According to gardening experts at Primrose, the following four hacks offer “effective” ways to keep rats away.
Rats are known to have “one of the best senses of smell in the animal kingdom”, according to the gardening pros.
So, when used in concentration, essential oils, which smell lovely to us, prove potent enough to deter rats.
“Peppermint oil, citronella and eucalyptus essential oils in their pure form are all smells that rats will dislike.”
You can place a few drops around areas you know rats frequent or use cotton wool soaked in oil to the same effect.
Rats are repelled by spicy seasoning, for much the same reason as they dislike oil, meaning it makes for another brilliant natural deterrent.
Using hot pepper or a spicy alternative will deter rats “forever”, according to the experts.
What’s more, it is easy to make a repellent spray at home.
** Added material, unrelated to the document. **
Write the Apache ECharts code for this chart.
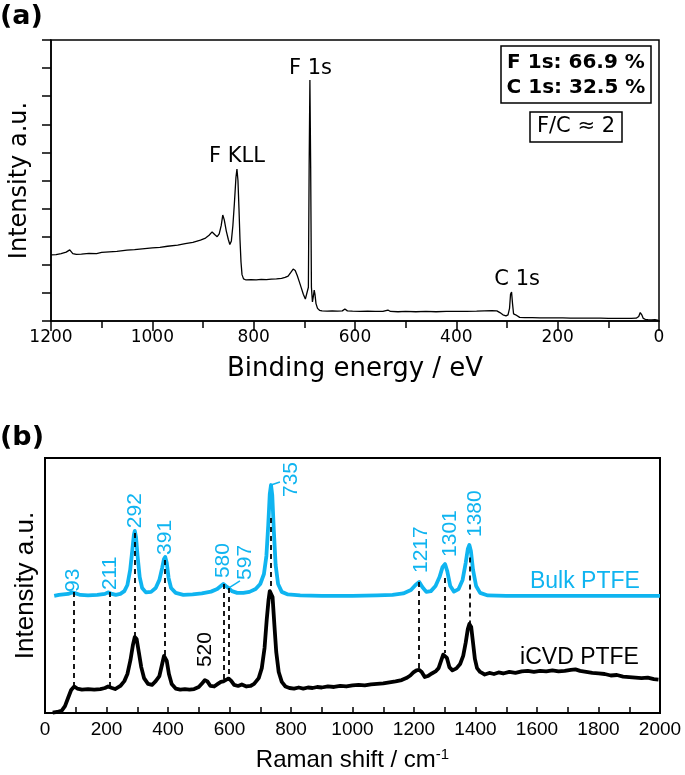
<!DOCTYPE html>
<html><head><meta charset="utf-8">
<script src="https://cdn.jsdelivr.net/npm/echarts@6/dist/echarts.min.js"></script>
<style>html,body{margin:0;padding:0;background:#fff}#c{width:685px;height:775px}</style>
</head><body><div id="c"></div><script>
// ---------- DATA ----------
const xpsEnergy = [
 1200,1190,1180,1170,1163,1157,1150,1140,1125,1110,
 1100,1085,1070,1050,1035,1020,1000,985,970,950,
 935,920,905,895,888,882,877,872,868,864,
 861,858,854,850,847,844,841,838,835,833,
 831,829,827,825,823,820,815,805,795,785,
 775,765,755,745,738,732,727,722,718,714,
 710,706,702,698,695,692,690.5,689,687.5,686,
 684,682,680.5,679,677,674,670,665,655,645,
 635,625,620,615,605,590,575,560,545,535,
 530,515,500,480,460,440,420,400,380,360,
 345,330,320,314,308,302,298,295,293,291,
 289,287,285,283,280,275,265,250,235,220,
 205,190,175,160,145,130,115,100,85,70,
 55,45,40,37,34,31,27,22,15,8,
 3,0];
const xpsIntensity = [
 2.35,2.36,2.40,2.45,2.53,2.40,2.37,2.38,2.41,2.40,
 2.44,2.46,2.48,2.52,2.54,2.57,2.60,2.62,2.66,2.70,
 2.75,2.80,2.88,2.95,3.05,3.17,3.08,3.00,3.10,3.40,
 3.77,3.60,3.20,2.90,2.72,2.85,3.40,4.20,5.10,5.41,
 5.00,4.00,2.90,2.10,1.65,1.50,1.46,1.47,1.46,1.48,
 1.47,1.49,1.50,1.52,1.55,1.60,1.72,1.85,1.80,1.62,
 1.40,1.18,0.95,0.78,0.75,1.20,5.50,8.58,5.50,1.20,
 0.68,0.90,1.10,0.95,0.62,0.45,0.38,0.36,0.35,0.36,
 0.35,0.36,0.43,0.36,0.35,0.34,0.35,0.34,0.34,0.39,
 0.34,0.33,0.34,0.33,0.34,0.33,0.34,0.34,0.34,0.35,
 0.36,0.37,0.36,0.30,0.22,0.18,0.22,0.45,0.95,1.03,
 0.60,0.25,0.20,0.22,0.16,0.13,0.12,0.12,0.11,0.11,
 0.11,0.11,0.10,0.10,0.10,0.10,0.10,0.09,0.09,0.09,
 0.09,0.10,0.16,0.30,0.22,0.09,0.06,0.05,0.04,0.05,
 0.03,0.00];
const xpsTicks = [0,200,400,600,800,1000,1200];
const xpsPeakNames = ['F 1s','F KLL','C 1s'];
const xpsPeakEnergy = [688, 833, 280];

const bulkShift = [
 30,45,60,75,88,93,100,115,140,170,
 195,205,211,218,230,245,258,268,277,284,
 289,292,296,301,308,316,328,345,360,372,
 381,387,391,396,402,410,425,450,480,510,
 540,560,572,580,588,597,608,625,645,665,
 685,700,712,720,726,731,735,739,744,750,
 758,770,790,830,900,1000,1080,1130,1165,1190,
 1205,1217,1227,1240,1255,1270,1283,1293,1301,1308,
 1318,1330,1345,1358,1368,1375,1380,1385,1392,1402,
 1415,1440,1500,1600,1700,1800,1900,2000];
const bulkIntensity = [
 4.59,4.63,4.65,4.67,4.73,4.75,4.69,4.63,4.61,4.63,
 4.67,4.73,4.75,4.67,4.63,4.67,4.78,5.02,5.61,6.39,
 6.98,7.14,6.90,6.16,5.33,4.90,4.73,4.75,4.90,5.22,
 5.69,6.04,6.12,5.88,5.29,4.90,4.71,4.63,4.65,4.69,
 4.76,4.86,4.98,5.06,4.98,4.90,4.78,4.71,4.71,4.75,
 4.86,5.06,5.45,6.16,7.37,8.59,8.94,8.55,7.18,5.80,
 5.06,4.75,4.65,4.61,4.59,4.59,4.61,4.63,4.69,4.82,
 5.02,5.14,4.94,4.75,4.78,4.98,5.33,5.73,5.84,5.57,
 4.98,4.76,4.86,5.22,5.88,6.43,6.59,6.35,5.61,4.98,
 4.71,4.61,4.59,4.59,4.59,4.59,4.59,4.59];

const icvdShift = [
 25,40,55,65,75,85,95,105,120,140,
 160,180,195,205,211,218,228,245,258,268,
 278,286,292,298,305,313,322,335,348,360,
 372,381,387,391,396,403,412,425,440,455,
 470,485,500,512,520,528,538,550,562,572,
 580,590,597,605,615,628,640,655,668,680,
 695,705,714,721,727,731,735,740,746,752,
 760,770,782,795,810,825,840,855,870,885,
 900,920,940,960,980,1000,1020,1040,1060,1080,
 1100,1120,1140,1160,1175,1188,1198,1208,1217,1225,
 1235,1245,1258,1270,1280,1288,1295,1301,1307,1315,
 1325,1338,1350,1360,1368,1375,1380,1386,1392,1398,
 1405,1415,1430,1445,1460,1475,1490,1510,1530,1550,
 1570,1590,1610,1630,1650,1670,1690,1710,1725,1740,
 1760,1780,1800,1820,1840,1860,1880,1900,1920,1940,
 1960,1980,1995];
const icvdIntensity = [
 0.01,0.04,0.10,0.27,0.59,0.90,1.04,0.96,0.92,0.94,
 0.92,0.94,0.98,1.04,1.06,0.98,0.94,1.06,1.25,1.53,
 2.08,2.67,2.98,2.90,2.39,1.80,1.37,1.14,1.10,1.25,
 1.45,1.92,2.24,2.27,2.04,1.53,1.14,0.96,0.92,0.94,
 0.92,0.94,1.02,1.18,1.29,1.24,1.06,1.04,1.14,1.22,
 1.24,1.31,1.35,1.27,1.10,1.06,1.12,1.04,1.06,1.14,
 1.37,1.76,2.55,3.65,4.43,4.78,4.82,4.55,3.45,2.39,
 1.61,1.22,1.04,0.98,0.96,1.00,0.96,1.00,0.98,1.02,
 1.00,1.04,1.02,1.06,1.04,1.08,1.10,1.08,1.12,1.14,
 1.16,1.20,1.24,1.29,1.37,1.47,1.59,1.67,1.69,1.61,
 1.41,1.45,1.55,1.63,1.76,2.04,2.29,2.35,2.16,1.80,
 1.67,1.75,1.92,2.24,2.75,3.29,3.49,3.37,2.75,2.12,
 1.76,1.61,1.51,1.57,1.53,1.59,1.55,1.61,1.57,1.63,
 1.65,1.61,1.65,1.63,1.67,1.63,1.65,1.69,1.71,1.65,
 1.61,1.57,1.55,1.53,1.47,1.49,1.43,1.41,1.39,1.37,
 1.39,1.33,1.31];

const ramanPeaks   = [93,211,292,391,580,597,735,1217,1301,1380];
const bulkPeakTop  = [4.75,4.75,7.06,6.00,5.06,4.90,7.65,5.14,5.29,6.10];
const icvdPeakTop  = [1.04,1.06,2.98,2.27,1.24,1.35,4.82,1.69,2.35,3.49];
const ramanTicks = [0,200,400,600,800,1000,1200,1400,1600,1800,2000];

// ---------- LAYOUT (annotation anchors in data units) ----------
const peakLabelX = [93,211,292,391,580,650,800,1224,1317,1400];
const peakLabelY = [4.75,4.82,7.25,6.20,5.29,5.22,8.47,5.49,6.12,6.90];
const CYAN = '#0fb4f0';
const SANS_A = '"DejaVu Sans", sans-serif';
const SANS_B = '"Liberation Sans", Arial, sans-serif';
const zip = (a,b) => a.map((x,i)=>[x,b[i]]);
const plain = v => String(v);
const HIDDEN = {color:'transparent', opacity:1};

const chart = echarts.init(document.getElementById('c'), null, {renderer:'canvas'});
const option = {
  animation: false,
  backgroundColor: '#fff',
  grid: [
    {left:47, top:40, width:612, height:281, show:true, borderColor:'#000', borderWidth:1.5, backgroundColor:'transparent'},
    {left:45, top:458, width:615, height:255, show:true, borderColor:'#000', borderWidth:2, backgroundColor:'transparent'}
  ],
  xAxis: [
    {gridIndex:0, type:'value', min:0, max:1200, interval:200, inverse:true,
     axisLine:{onZero:false, lineStyle:{color:'#000', width:1.5}},
     axisTick:{length:10, lineStyle:{color:'#000', width:1.5}},
     minorTick:{show:true, splitNumber:2, length:7, lineStyle:{color:'#000', width:1.5}},
     splitLine:{show:false},
     axisLabel:{fontFamily:SANS_A, fontSize:17, color:'#000', margin:8, formatter:plain},
     name:'Binding energy / eV', nameLocation:'middle', nameGap:35,
     nameTextStyle:{fontFamily:SANS_A, fontSize:26, color:'#000'}},
    {gridIndex:1, type:'value', min:0, max:2000, interval:200,
     axisLine:{onZero:false, lineStyle:{color:'#000', width:2}},
     axisTick:{inside:true, length:6, lineStyle:{color:'#000', width:1.5}},
     minorTick:{show:true, splitNumber:2, length:6, lineStyle:{color:'#000', width:1.5}},
     splitLine:{show:false},
     axisLabel:{fontFamily:SANS_B, fontSize:19, color:'#000', margin:7, formatter:plain},
     name:'Raman shift / cm{sup|-1}', nameLocation:'middle', nameGap:34,
     nameTextStyle:{fontFamily:SANS_B, fontSize:24, color:'#000',
       rich:{sup:{fontFamily:SANS_B, fontSize:15, color:'#000', verticalAlign:'top', padding:[0,0,12,0]}}}}
  ],
  yAxis: [
    {gridIndex:0, type:'value', min:0, max:10, interval:1,
     axisLine:{onZero:false, lineStyle:{color:'#000', width:1.5}},
     axisTick:{length:9, lineStyle:{color:'#000', width:1.5}},
     axisLabel:{show:false}, splitLine:{show:false},
     name:'Intensity a.u.', nameLocation:'middle', nameGap:19,
     nameTextStyle:{fontFamily:SANS_A, fontSize:24, color:'#000'}},
    {gridIndex:1, type:'value', min:0, max:10, interval:1,
     axisLine:{onZero:false, lineStyle:{color:'#000', width:2}},
     axisTick:{show:false}, axisLabel:{show:false}, splitLine:{show:false},
     name:'Intensity a.u.', nameLocation:'middle', nameGap:6,
     nameTextStyle:{fontFamily:SANS_B, fontSize:26, color:'#000'}}
  ],
  series: [
    {type:'line', xAxisIndex:0, yAxisIndex:0, data:zip(xpsEnergy, xpsIntensity),
     showSymbol:false, lineStyle:{color:'#000', width:1.3}, silent:true},
    {type:'scatter', xAxisIndex:0, yAxisIndex:0, symbolSize:1, itemStyle:HIDDEN, silent:true,
     data:[[xpsPeakEnergy[0],8.97,xpsPeakNames[0]],[xpsPeakEnergy[1],5.84,xpsPeakNames[1]],[xpsPeakEnergy[2],1.49,xpsPeakNames[2]]],
     label:{show:true, position:'inside', formatter:p=>p.value[2], fontFamily:SANS_A, fontSize:21, color:'#000',
       textBorderWidth:0, align:'center', verticalAlign:'middle'}},
    {type:'line', xAxisIndex:1, yAxisIndex:1, data:zip(bulkShift, bulkIntensity),
     showSymbol:false, lineStyle:{color:CYAN, width:3.8, join:'round'}, silent:true,
     markLine:{silent:true, symbol:'none', label:{show:false}, lineStyle:{color:CYAN, width:1.5, type:'solid'},
       data:[[{coord:[597,4.90]},{coord:[634,5.18]}],[{coord:[735,8.94]},{coord:[764,9.06]}]]}},
    {type:'line', xAxisIndex:1, yAxisIndex:1, data:zip(icvdShift, icvdIntensity),
     showSymbol:false, lineStyle:{color:'#000', width:3.8, join:'round'}, silent:true,
     markLine:{silent:true, symbol:'none', label:{show:false}, lineStyle:{color:'#000', width:1.8, type:[5,4]},
       data: ramanPeaks.map((p,i)=>[{coord:[p,bulkPeakTop[i]]},{coord:[p,icvdPeakTop[i]]}])}},
    {type:'scatter', xAxisIndex:1, yAxisIndex:1, symbolSize:1, itemStyle:HIDDEN, z:5, silent:true,
     data: ramanPeaks.map((p,i)=>[peakLabelX[i], peakLabelY[i], String(p)]),
     label:{show:true, position:'inside', rotate:90, align:'left', verticalAlign:'middle',
       formatter:p=>p.value[2], fontFamily:SANS_B, fontSize:21, color:CYAN, textBorderWidth:0}},
    {type:'scatter', xAxisIndex:1, yAxisIndex:1, symbolSize:1, itemStyle:HIDDEN, z:5, silent:true,
     data:[[520,1.80,'520']],
     label:{show:true, position:'inside', rotate:90, align:'left', verticalAlign:'middle',
       formatter:p=>p.value[2], fontFamily:SANS_B, fontSize:21, color:'#000', textBorderWidth:0}},
    {type:'scatter', xAxisIndex:1, yAxisIndex:1, symbolSize:1, itemStyle:HIDDEN, z:5, silent:true,
     data:[{value:[1577,5.14,'Bulk PTFE'], label:{color:CYAN}},{value:[1545,2.16,'iCVD PTFE'], label:{color:'#000'}}],
     label:{show:true, position:'inside', align:'left', verticalAlign:'middle', textBorderWidth:0,
       formatter:p=>p.value[2], fontFamily:SANS_B, fontSize:23}}
  ],
  graphic: [
    {type:'text', left:0, top:3, style:{text:'(a)', font:'bold 27px "DejaVu Sans"', fill:'#000'}},
    {type:'text', left:0, top:424, style:{text:'(b)', font:'bold 27px "DejaVu Sans"', fill:'#000'}},
    {type:'rect', shape:{x:501, y:46, width:150, height:57}, style:{fill:'#fff', stroke:'#000', lineWidth:1.5}, z:10},
    {type:'text', x:576, y:63, style:{text:'F 1s: 66.9 %', font:'bold 20px "DejaVu Sans"', fill:'#000', align:'center', verticalAlign:'middle'}, z:11},
    {type:'text', x:576, y:88, style:{text:'C 1s: 32.5 %', font:'bold 20px "DejaVu Sans"', fill:'#000', align:'center', verticalAlign:'middle'}, z:11},
    {type:'rect', shape:{x:530, y:112, width:92, height:30}, style:{fill:'#fff', stroke:'#000', lineWidth:1.5}, z:10},
    {type:'text', x:576, y:127, style:{text:'F/C ≈ 2', font:'21px "DejaVu Sans"', fill:'#000', align:'center', verticalAlign:'middle'}, z:11}
  ]
};
chart.setOption(option);
</script></body></html>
Simply mix cayenne pepper or chilli flakes with water, then heat the mixture vigorously to infuse the chilli.
And once you have allowed it to cool, it is almost ready to be applied; note that the longer you leave it, the more potent the chilli will be.
Next, sieve out any chilli flakes, add a little castile soap, and the spray is ready to go into a bottle to be used. You should apply it liberally to the areas rats visit.
Remove food sources
Rats seek out gardens because they are full of food. Make your garden less attractive to the pests, by removing their favourite snacks.
The experts say: “Compost bins are a treasure trove to rats. Ensure your compost bin is secure and move it away from possible routes of access, such as fences and walls.”
Fallen fruit, or nuts and seeds from bird feeders, are all culprits too.
Buying a squirrel-proof bird feeder and collecting any fallen fruit quickly should do the trick.
Block off potential shelter
And last but not least, don’t encourage rats to make a home in your garden.
They often seek out existing structures like decking or garden buildings.
The experts recommend blocking off any entry areas, no matter how narrow. But be sure to check there are no creatures inside already.
Removing any garden debris and cutting back overgrown vegetation will also help out. Not only does this mean there is less cover, but it will also encourage the rats to move elsewhere, as they do not like it when their territory is disrupted.